Overview
Retrieval-augmented generation (RAG) is a four-stage pipeline: (1) decide whether to retrieve, (2) retrieve passages, (3) filter/rank retrieved context, and (4) generate with context, detecting hallucinations and deciding when to abstain.
Confidence controls all four stages. Low confidence in parametric knowledge triggers retrieval (FLARE, SELF-RAG). Low retrieval quality confidence gates context inclusion (CRAG, FILCO). Low grounding confidence in generated claims triggers refinement or abstention (HALT-RAG, Conformal-RAG). This section surveys confidence-gated approaches across the RAG pipeline.
When to Retrieve
Instead of always retrieving, confidence in parametric knowledge can gate retrieval, saving computation when the model is confident or the query is simple.
What Context to Keep
After retrieval, confidence in passage relevance and utility determines which passages to include in the context window.
Groundedness Detection
Even with context, models can hallucinate. These methods detect when generated claims are not grounded in retrieved passages.
Abstention & Conformal Prediction
Rather than always generating, these methods use confidence to decide when to abstain, with formal coverage guarantees.
Summary Table
| Method | Source | Signal | Unit | Role | Access |
|---|---|---|---|---|---|
| When to Retrieve | |||||
| FLARE | Self | Token confidence | Sentence/token | Trigger | Mid |
| DRAGIN | Self | Info need entropy | Context/step | Trigger, query | Mid |
| Adaptive-RAG | External | Complexity routing | Query | Route strategy | Pre, FT |
| SKR | Self | Self-knowledge | Query | Retrieve-or-skip | Pre |
| SELF-RAG | Self | Reflection tokens | Query/passage/answer | Trigger, critique | Pre, Ctx, FT |
| SEAKR | Mechanistic | Internal uncertainty | Query/snippet | Trigger, rerank, route | Pre, Ctx, WB |
| SUGAR | Self | Semantic uncertainty | Query | Trigger, depth | Pre, MS |
| PAIRS | Self | Parametric agreement | Query/doc | Trigger, filter | Pre, Ctx |
| What Context to Keep | |||||
| CRAG | External | Retrieval quality | Retrieval set | Correct, fallback | Ctx, Aux |
| FILCO | External | Usefulness score | Passage/sentence | Filter | Ctx, FT |
| InfoGain-RAG | Self | Info gain | Document | Rerank, filter | Ctx |
| SKILL-RAG | Self | Self-knowledge score | Sentence | Filter | Ctx, FT |
| Sparse-RAG | Self | Relevance confidence | Document | Select, sparsify | Ctx, Mid |
| UncertaintyRAG | Self | Span uncertainty | Span/chunk | Score, retrieve | Ctx, FT |
| Groundedness Detection & Abstention | |||||
| ReDeEP | Mechanistic | ECS + PKS | Answer/mechanism | Detect, mitigate | Post, WB |
| HALT-RAG | External | NLI ensemble | Claim/answer | Detect, abstain | Post, Aux |
| FRANQ | External | Faithfulness UQ | Claim | Detect | Post, Aux |
| TRAQ | Hybrid | Conformal confidence | Passage/answer set | Set-predict | Ctx, Post, CP |
| ConFLARE | External | Similarity threshold | Chunk/set | Calibrate | Ctx, CP |
| Principled Ctx Eng | External | Snippet relevance | Snippet | Filter | Ctx, CP |
| Conformal-RAG | Hybrid | Conformal factuality | Sub-claim | Filter | Post, CP |
| Divide-Then-Align | Hybrid | Knowledge boundary | Query | Abstain, align | Post, FT |
Discussion
RAG confidence systems are highly source-sensitive.
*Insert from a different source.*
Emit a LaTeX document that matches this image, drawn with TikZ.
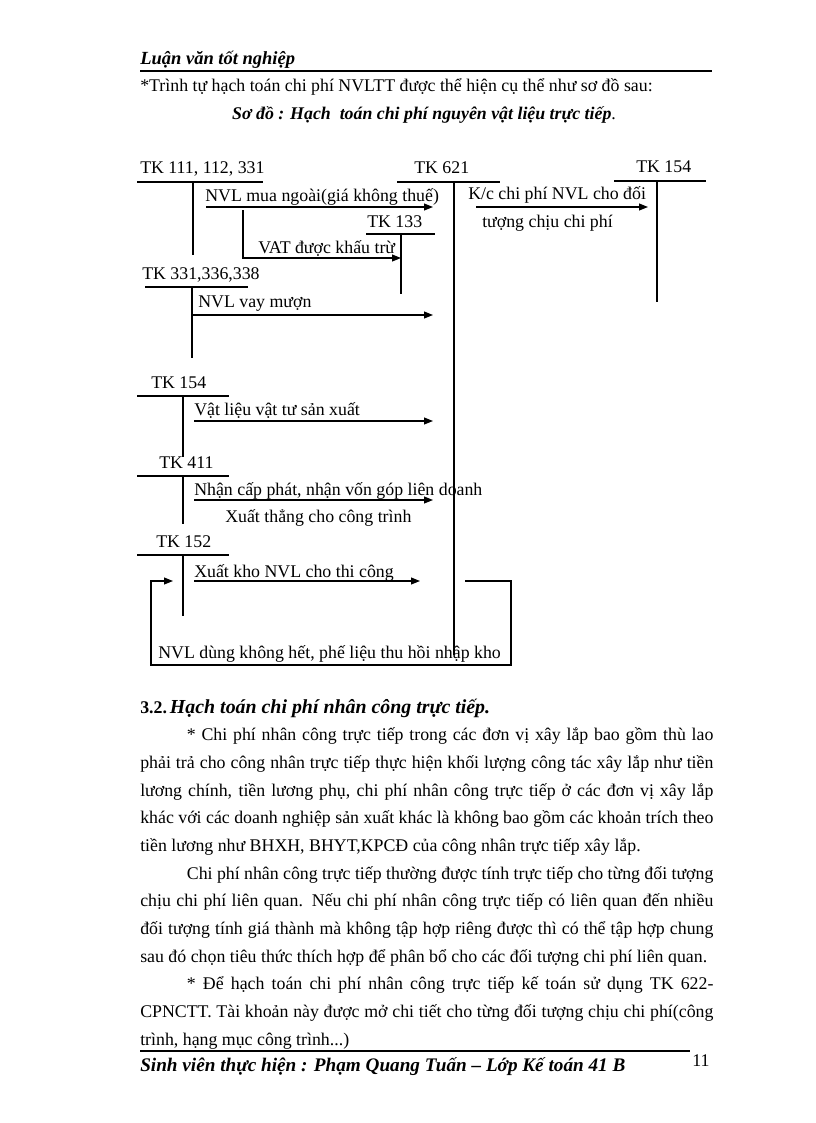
\documentclass[tikz,border=0pt]{standalone}
\usepackage{fontspec}
\setmainfont{Liberation Serif}
\usetikzlibrary{arrows.meta,positioning,calc}

\tikzset{
    lbl/.style={anchor=base west, inner sep=0pt, font=\fontsize{13}{15}\selectfont},
    acct/.style={line width=1pt},
    stem/.style={line width=0.9pt},
    flow/.style={line width=0.9pt, -{Triangle[length=6.5pt,width=5pt]}},
    para/.style={anchor=north west, inner sep=0pt, text width=418pt, align=justify,
        font=\fontsize{13}{20.2}\selectfont},
}

\begin{document}
\begin{tikzpicture}[x=0.7293pt, y=-0.7293pt]
    \useasboundingbox (0,0) rectangle (816,1123);

    % Page header
    \node[lbl, font=\fontsize{13.5}{15}\selectfont\bfseries\itshape] (head) at (140,64) {Luận văn tốt nghiệp};
    \draw[line width=0.9pt] (140,71) -- (712,71);
    \node[lbl] (intro) at (140,91) {*Trình tự hạch toán chi phí NVLTT được thể hiện cụ thể như sơ đồ sau:};
    \node[anchor=base, inner sep=0pt, font=\fontsize{13}{15}\selectfont] (title) at (424,119)
        {\textbf{\textit{Sơ đồ : Hạch \ toán chi phí nguyên vật liệu trực tiếp}}.};

    % TK 111, 112, 331
    \node[lbl] (tk111) at (140,173) {TK 111, 112, 331};
    \draw[acct] (137,182) -- (263,182);
    \draw[stem] (193,182) -- (193,255);

    % TK 621
    \node[lbl] (tk621) at (414,173) {TK 621};
    \draw[acct] (397,182) -- (500,182);
    \draw[stem] (454,182) -- (454,655);

    % TK 154 (right)
    \node[lbl] (tk154r) at (636,172) {TK 154};
    \draw[acct] (614,181) -- (706,181);
    \draw[stem] (657,181) -- (657,302);

    % TK 133
    \node[lbl] (tk133) at (367,227) {TK 133};
    \draw[acct] (366,234) -- (435,234);
    \draw[stem] (401,234) -- (401,294);

    % TK 331,336,338
    \node[lbl] (tk331) at (142,279) {TK 331,336,338};
    \draw[acct] (145,287) -- (248,287);
    \draw[stem] (192,287) -- (192,358);

    % TK 154, 411, 152 (left)
    \foreach \ty/\tb/\tx/\tn in {396/457/151/154, 476/524/159/411, 555/616/156/152} {
        \node[lbl] (tk\tn) at (\tx,\ty-8) {TK \tn};
        \draw[acct] (137,\ty) -- (229,\ty);
        \draw[stem] (183,\ty) -- (183,\tb);
    }

    % Arrow ends
    \coordinate (buyA) at (206,207);  \coordinate (buyB) at (433,207);
    \coordinate (kcA) at (476,207);   \coordinate (kcB) at (648,207);
    \coordinate (vatA) at (243,210);  \coordinate (vatB) at (401,258);
    \coordinate (loanA) at (193,315); \coordinate (loanB) at (433,315);
    \coordinate (matA) at (194,421);  \coordinate (matB) at (433,421);
    \coordinate (capA) at (194,500);  \coordinate (capB) at (433,500);
    \coordinate (outA) at (194,581);  \coordinate (outB) at (420,581);
    \coordinate (retA) at (465,581);  \coordinate (retB) at (173,581);

    % Flows
    \draw[flow] (buyA) -- (buyB);
    \node[lbl] (buy) at (205,201) {NVL mua ngoài(giá không thuế)};
    \draw[flow] (kcA) -- (kcB);
    \node[lbl] (kc) at (468,199) {K/c chi phí NVL cho đối};
    \node[lbl] (kc2) at (482,227) {tượng chịu chi phí};
    \draw[flow] (vatA) |- (vatB);
    \node[lbl] (vat) at (258,253) {VAT được khấu trừ};
    \draw[flow] (loanA) -- (loanB);
    \node[lbl] (loan) at (198,307) {NVL vay mượn};
    \draw[flow] (matA) -- (matB);
    \node[lbl] (mat) at (194,415) {Vật liệu vật tư sản xuất};
    \draw[flow] (capA) -- (capB);
    \node[lbl] (cap) at (194,495) {Nhận cấp phát, nhận vốn góp liên doanh};
    \node[lbl] (cap2) at (225,522) {Xuất thẳng cho công trình};
    \draw[flow] (outA) -- (outB);
    \node[lbl] (out) at (194,577) {Xuất kho NVL cho thi công};

    % Return to stock
    \draw[flow] (retA) -- ++(46,0) -- ++(0,84) -| (151,581) -- (retB);
    \node[lbl] (ret) at (158,658) {NVL dùng không hết, phế liệu thu hồi nhập kho};

    % Section 3.2
    \node[lbl] (sec) at (140,713) {\textbf{3.2.}\,\fontsize{14.5}{17}\selectfont\textbf{\textit{Hạch toán chi phí nhân công trực tiếp.}}};
    \node[para] (p1) at (140,721) {\strut\hspace*{34pt}* Chi phí nhân công trực tiếp trong các đơn vị xây lắp bao gồm thù lao\linebreak
        phải trả cho công nhân trực tiếp thực hiện khối lượng công tác xây lắp như tiền\linebreak
        lương chính, tiền lương phụ, chi phí nhân công trực tiếp ở các đơn vị xây lắp\linebreak
        khác với các doanh nghiệp sản xuất khác là không bao gồm các khoản trích theo\linebreak
        tiền lương như BHXH, BHYT,KPCĐ của công nhân trực tiếp xây lắp.\par
        \hspace*{34pt}Chi phí nhân công trực tiếp thường được tính trực tiếp cho từng đối tượng\linebreak
        chịu chi phí liên quan. Nếu chi phí nhân công trực tiếp có liên quan đến nhiều\linebreak
        đối tượng tính giá thành mà không tập hợp riêng được thì có thể tập hợp chung\linebreak
        sau đó chọn tiêu thức thích hợp để phân bổ cho các đối tượng chi phí liên quan.\par
        \hspace*{34pt}* Để hạch toán chi phí nhân công trực tiếp kế toán sử dụng TK 622-\linebreak
        CPNCTT. Tài khoản này được mở chi tiết cho từng đối tượng chịu chi phí(công\linebreak
        trình, hạng mục công trình...)};

    % Page footer
    \draw[line width=0.9pt] (140,1051) -- (690,1051);
    \node[lbl, font=\fontsize{14}{16}\selectfont\bfseries\itshape] (foot) at (140,1071)
        {Sinh viên thực hiện : Phạm Quang Tuấn -- Lớp Kế toán 41 B};
    \node[lbl] (pg) at (692,1066) {11};
\end{tikzpicture}
\end{document}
Self-confidence works well for detecting parametric knowledge gaps (FLARE, SKR) but is less reliable for judging retrieval quality. Auxiliary signals (CRAG, HALT-RAG) excel at post-hoc verification but add latency. Mechanistic probes (ReDeEP, SEAKR) offer interpretability but require white-box access.
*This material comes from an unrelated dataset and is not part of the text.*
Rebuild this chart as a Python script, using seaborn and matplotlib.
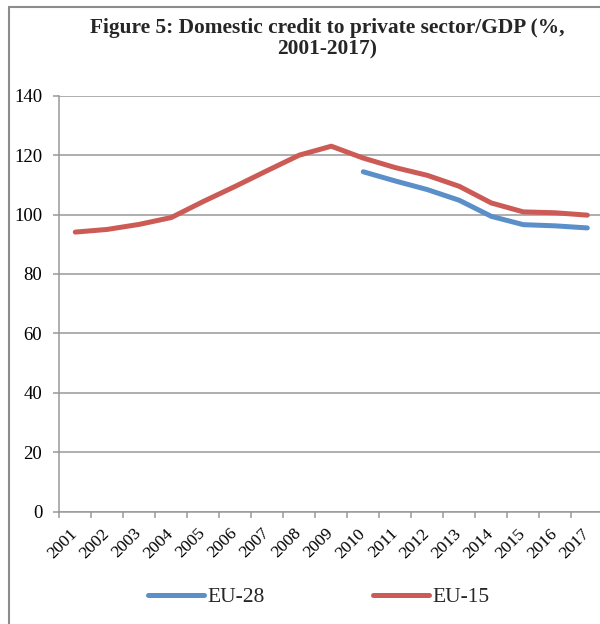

The best systems combine signals:
- Trigger retrieval using self-confidence (token uncertainty) or external routers (Adaptive-RAG).
- Filter retrieved passages using external auxiliary signals (CRAG, FILCO) or mechanistic measures (SEAKR).
- Verify grounding using external verifiers (HALT-RAG) or conformal methods (Conformal-RAG) with formal coverage guarantees.
- Abstain strategically when retrieval fails or claims are ungrounded, preserving user trust.